Lakeem Jackson wasn’t just bad that week. He stunk.
Two terrible practices had the first piece of Darrin Horn’s puzzle looking like the missing piece to Frank Martin’s.
Two terrible practices leading up the Morgan State game resulted in a lackluster performance in the team’s 87-71 win, where seemingly everyone except Jackson had stellar moments.
Martin could see what was happening with the Gamecocks. Such wins would lead to a false sense of security. Shots were falling for the Gamecocks, but take away the hot hands, and what did USC really have?
Martin knew someone needed to get in this team’s ear, and it had to be someone other than the coaches. That person needed to be a senior.
Preferably, that person needed to be Jackson. Martin found Jackson and got in his ear:
“Lakeem, you don’t get these back. There’s no next year for your, brother. Remember what I told you, Lakeem? Are you going to be a part of the change that, 10 years from now, people say Lakeem Jackson got this team going? Or are you going to accept what’s been going on here?”
Martin saw the effort improve from that day forward. Then, following USC’s first loss of the season against Elon in which everything Martin had feared had come to pass, the missing piece found his place.
“They play hard, but they kind of let their opponents get the best of them,” said Jackson, who had been the lone bright spot with 14 points and 10 rebounds. “I think I’m actually going to talk to them after I finish with you guys. Have a team meeting, just to regroup so we can get ready for Mexico.”

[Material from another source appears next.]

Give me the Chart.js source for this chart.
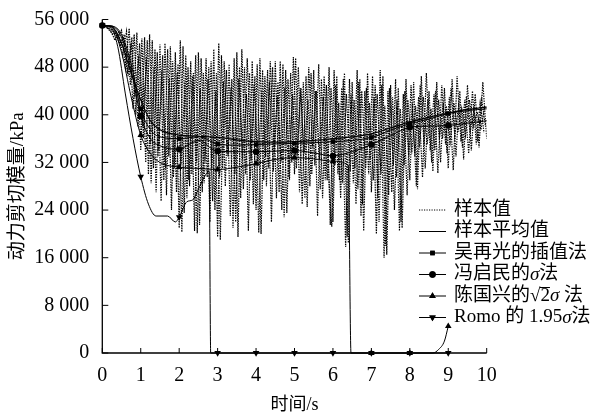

Shortly after Jackson spoke, Martin was ranting about all the team was doing wrong. Then he heard what Jackson had said. A weight lifted.
“He’s trying, he’s trying,” Martin said. “Lakeem Jackson wasn’t the problem. He hasn’t been the problem. Now what have I been preaching to him? Gotta help me now. I can’t play, so there’s only so much I can change as a coach.
“I can run guys into the ground in practice so they’ll get in great shape, but if their behaviors don’t change, then you’ve got bad behavior, just in real good shape,” Martin continued. “Pressure from your teammates? That speaks louder than any spring your coach makes you run. That’s what we need right now. Our leadership isn’t good. Lakeem has got a chance to take ownership of this basketball team and help others.”
Martin said he has no idea what will happen next. The team opens play in the Hoop for Hopes Classic on Saturday against Missouri State. It’s the team’s first game away from home, and it is taking place in Puerto Vallarta, Mexico.
But it is this kind of situation that Martin lives for.
“I love difficult moments, because what you see when you get to that place is reality,” Martin said. “You find out what you’re made of. I’m dying.
“I’m trying to get them to understand that what they were doing was not right and was going to cost them a game. That’s the beauty of coaching, man,” Martin continued. “Coaching is not all about the glamour of winning games. Coaching is dealing with difficult moments. Dealing with these moments and figuring out your team and figuring out what guys are with you, so you know who to trust and who to lean on? That’s kind of the theory of life, don’t you think?”